WHAT YOU SHOULD DO => Please, without the pictures, retype exactly the lines from the start of the material through the line that holds "anchor=base, inner sep=0pt]".

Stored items
** Begin **

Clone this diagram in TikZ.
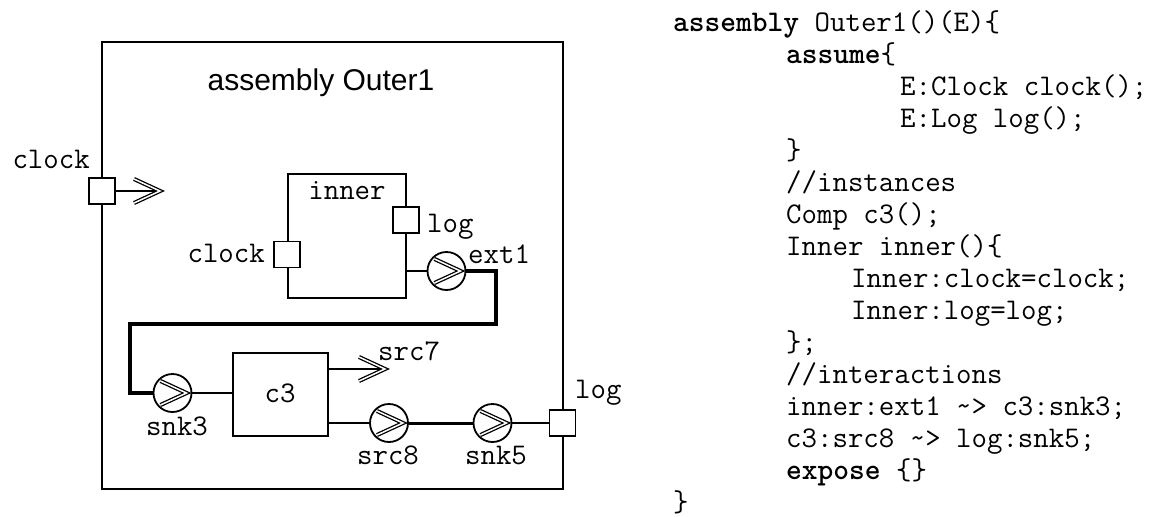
\documentclass[tikz,border=0pt]{standalone}
\usepackage{fontspec}
\newfontfamily\titlefont{Liberation Sans}
\frenchspacing
\newcommand\ringchev[1]{\draw[chevron] ([shift={(-12,-12)}]#1.center) -- ([shift={(14,0)}]#1.center) -- ([shift={(-12,12)}]#1.center);}
\newcommand\tipchev[1]{\draw[chevron] ([shift={(-26,-12)}]#1) -- (#1) -- ([shift={(-26,12)}]#1);}
\begin{document}
\begin{tikzpicture}[x=1pt,y=-1pt,
  mono/.style={font=\ttfamily\fontsize{30}{34}\selectfont, inner sep=0pt},
  codeline/.style={mono, anchor=base west},
  frame/.style={draw, line width=1.8pt, rectangle, inner sep=0pt, anchor=north west},
  port/.style={draw, fill=white, line width=1.8pt, rectangle, minimum size=26pt, inner sep=0pt},
  ring/.style={draw, fill=white, circle, line width=1.8pt, minimum size=38pt, inner sep=0pt},
  thinwire/.style={line width=1.3pt},
  midwire/.style={line width=2pt},
  thickwire/.style={line width=3.5pt, line join=miter},
  chevron/.style={double=white, double distance=1.5pt, line width=1.3pt, line join=miter, miter limit=20},
]
\useasboundingbox (0,0) rectangle (1160,517);

% outer assembly
\node[frame, minimum width=461pt, minimum height=447pt] (outer) at (101,41) {};
\node[font=\titlefont\fontsize{30}{36}\selectfont, anchor=base, inner sep=0pt] (title) at (321,90) {assembly Outer1};

% outer clock port
\coordinate (oclocktip) at (160,191);
\node[port] (oclock) at (102,191) {};
\node[mono, anchor=base east] (oclocklbl) at (90,168) {clock};
\draw[thinwire] (oclock.east) -- (oclocktip);
\tipchev{oclocktip}

% inner component
\node[frame, minimum width=118pt, minimum height=124pt] (inner) at (287,173) {};
\node[mono, anchor=base] (innerlbl) at (347,199) {inner};
\node[port] (iclock) at (287,254.5) {};
\node[mono, anchor=base east] (iclocklbl) at (265,262) {clock};
\node[port] (ilog) at (406,220) {};
\node[mono, anchor=base west] (iloglbl) at (427,232) {log};

% ext1
\node[ring] (ext1) at (446.5,271) {};
\node[mono, anchor=base west] (ext1lbl) at (468,263) {ext1};
\draw[thinwire] (inner.east |- ext1) -- (ext1.west);

% c3 and snk3
\node[ring] (snk3) at (172.5,393) {};
\node[mono, anchor=base] (snk3lbl) at (177,435) {snk3};
\node[frame, minimum width=95pt, minimum height=83pt] (c3) at (232,352) {};
\node[mono, anchor=base] (c3lbl) at (280,402) {c3};
\draw[thinwire] (snk3.east) -- (snk3.east -| c3.west);

% thick interaction ext1 -> snk3
\coordinate (b1) at (496,324);
\coordinate (b2) at (130,324);
\draw[thickwire] (ext1.east) -| (b1) -- (b2) |- (snk3.west);

% src7
\coordinate (src7tip) at (385,369);
\draw[thinwire] (c3.east |- src7tip) -- (src7tip);
\tipchev{src7tip}
\node[mono, anchor=base west] (src7lbl) at (378,360) {src7};

% src8, snk5, log port
\node[ring] (src8) at (389,423) {};
\node[ring] (snk5) at (492.5,423) {};
\node[port] (olog) at (562.5,423) {};
\draw[midwire] (c3.east |- src8) -- (src8.west);
\draw[thickwire, line width=3pt] (src8.east) -- (snk5.west);
\draw[thinwire] (snk5.east) -- (olog.west);
\node[mono, anchor=base] (src8lbl) at (388,464) {src8};
\node[mono, anchor=base] (snk5lbl) at (496,464) {snk5};
\node[mono, anchor=base west] (ologlbl) at (575,398) {log};

\ringchev{ext1}
\ringchev{snk3}
\ringchev{src8}
\ringchev{snk5}

% code
\node[codeline] (l0) at (673,31) {\textbf{assembly} Outer1()(E)\{};
\node[codeline] (l1) at (786,63) {\textbf{assume}\{};
\node[codeline] (l2) at (900,95) {E:Clock clock();};
\node[codeline] (l3) at (900,127) {E:Log log();};
\node[codeline] (l4) at (786,159) {\}};
\node[codeline] (l5) at (786,191) {//instances};
\node[codeline] (l6) at (786,223) {Comp c3();};
\node[codeline] (l7) at (786,255) {Inner inner()\{};
\node[codeline] (l8) at (851,287) {Inner:clock=clock;};
\node[codeline] (l9) at (851,319) {Inner:log=log;};
\node[codeline] (l10) at (786,351) {\};};
\node[codeline] (l11) at (786,383) {//interactions};
\node[codeline] (l12) at (786,415) {inner:ext1 \textasciitilde> c3:snk3;};
\node[codeline] (l13) at (786,447) {c3:src8 \textasciitilde> log:snk5;};
\node[codeline] (l14) at (786,479) {\textbf{expose} \{\}};
\node[codeline] (l15) at (673,511) {\}};
\end{tikzpicture}
\end{document}
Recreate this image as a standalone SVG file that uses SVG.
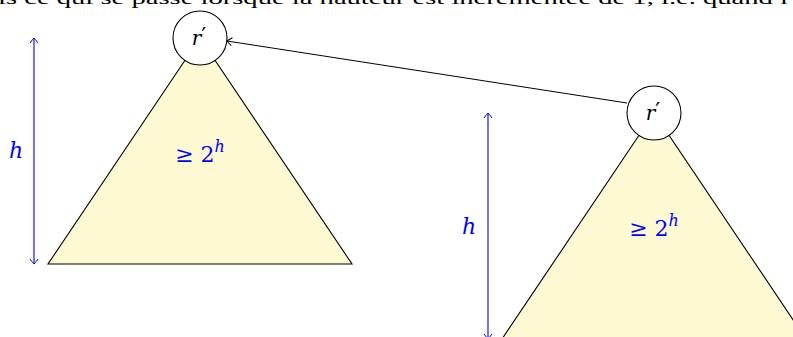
<svg xmlns="http://www.w3.org/2000/svg" width="793" height="337" viewBox="0 0 793 337">
<style>
.tri{fill:#fdf9d3;stroke:#000;stroke-width:1.1}
.node{fill:#fff;stroke:#000;stroke-width:1.1}
.dim{stroke:#0000ff;stroke-width:1.1;fill:none}
.conn{stroke:#000;stroke-width:1;fill:none}
.m{font-family:"DejaVu Serif",serif;font-style:italic}
.n{font-family:"DejaVu Serif",serif}
.p{font-family:"DejaVu Sans",sans-serif;font-style:normal}
</style>
<defs>
<marker id="ab" viewBox="-6 -5 8 10" refX="0" refY="0" markerWidth="8" markerHeight="10" markerUnits="userSpaceOnUse" orient="auto-start-reverse">
<path d="M-5,-4 Q-1,-1 0,0 Q-1,1 -5,4" fill="none" stroke="#0000ff" stroke-width="1"/>
</marker>
<marker id="ak" viewBox="-6 -5 8 10" refX="0" refY="0" markerWidth="8" markerHeight="10" markerUnits="userSpaceOnUse" orient="auto">
<path d="M-5,-4 Q-1,-1 0,0 Q-1,1 -5,4" fill="none" stroke="#000" stroke-width="1"/>
</marker>
</defs>
<text x="-2" y="4" font-family="Liberation Serif, serif" font-size="17" fill="#000" textLength="790" lengthAdjust="spacingAndGlyphs">is ce qui se passe lorsque la hauteur est incrémentée de 1, i.e. quand l</text>
<g id="tree1">
<polygon class="tri" points="200,38 48,264 352,264"/>
<text class="n" x="200" y="162" text-anchor="middle" font-size="22" fill="#0000ff">≥ 2<tspan class="m" font-size="16" dy="-10">h</tspan></text>
</g>
<g id="tree2">
<polygon class="tri" points="654,113 502,339 806,339"/>
<text class="n" x="654" y="236" text-anchor="middle" font-size="22" fill="#0000ff">≥ 2<tspan class="m" font-size="16" dy="-10">h</tspan></text>
</g>
<g id="dim1">
<line class="dim" x1="34" y1="38" x2="34" y2="264" marker-start="url(#ab)" marker-end="url(#ab)"/>
<text class="m" x="16" y="158" text-anchor="middle" font-size="22" fill="#0000ff">h</text>
</g>
<g id="dim2">
<line class="dim" x1="488" y1="113" x2="488" y2="339" marker-start="url(#ab)" marker-end="url(#ab)"/>
<text class="m" x="469" y="234" text-anchor="middle" font-size="22" fill="#0000ff">h</text>
</g>
<g id="connectors">
<line class="conn" x1="627" y1="103" x2="227" y2="41" marker-end="url(#ak)"/>
</g>
<g id="node1">
<circle class="node" cx="200" cy="38" r="27"/>
<text class="m" x="199" y="45" text-anchor="middle" font-size="20" fill="#000">r<tspan class="p" font-size="22" dy="-2">′</tspan></text>
</g>
<g id="node2">
<circle class="node" cx="654" cy="113" r="27"/>
<text class="m" x="653" y="120" text-anchor="middle" font-size="20" fill="#000">r<tspan class="p" font-size="22" dy="-2">′</tspan></text>
</g>
</svg>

** End **

EXPECTED ANSWER =>
Clone this diagram in TikZ.
\documentclass[tikz,border=0pt]{standalone}
\usepackage{fontspec}
\newfontfamily\titlefont{Liberation Sans}
\frenchspacing
\newcommand\ringchev[1]{\draw[chevron] ([shift={(-12,-12)}]#1.center) -- ([shift={(14,0)}]#1.center) -- ([shift={(-12,12)}]#1.center);}
\newcommand\tipchev[1]{\draw[chevron] ([shift={(-26,-12)}]#1) -- (#1) -- ([shift={(-26,12)}]#1);}
\begin{document}
\begin{tikzpicture}[x=1pt,y=-1pt,
  mono/.style={font=\ttfamily\fontsize{30}{34}\selectfont, inner sep=0pt},
  codeline/.style={mono, anchor=base west},
  frame/.style={draw, line width=1.8pt, rectangle, inner sep=0pt, anchor=north west},
  port/.style={draw, fill=white, line width=1.8pt, rectangle, minimum size=26pt, inner sep=0pt},
  ring/.style={draw, fill=white, circle, line width=1.8pt, minimum size=38pt, inner sep=0pt},
  thinwire/.style={line width=1.3pt},
  midwire/.style={line width=2pt},
  thickwire/.style={line width=3.5pt, line join=miter},
  chevron/.style={double=white, double distance=1.5pt, line width=1.3pt, line join=miter, miter limit=20},
]
\useasboundingbox (0,0) rectangle (1160,517);

% outer assembly
\node[frame, minimum width=461pt, minimum height=447pt] (outer) at (101,41) {};
\node[font=\titlefont\fontsize{30}{36}\selectfont, anchor=base, inner sep=0pt] (title) at (321,90) {assembly Outer1};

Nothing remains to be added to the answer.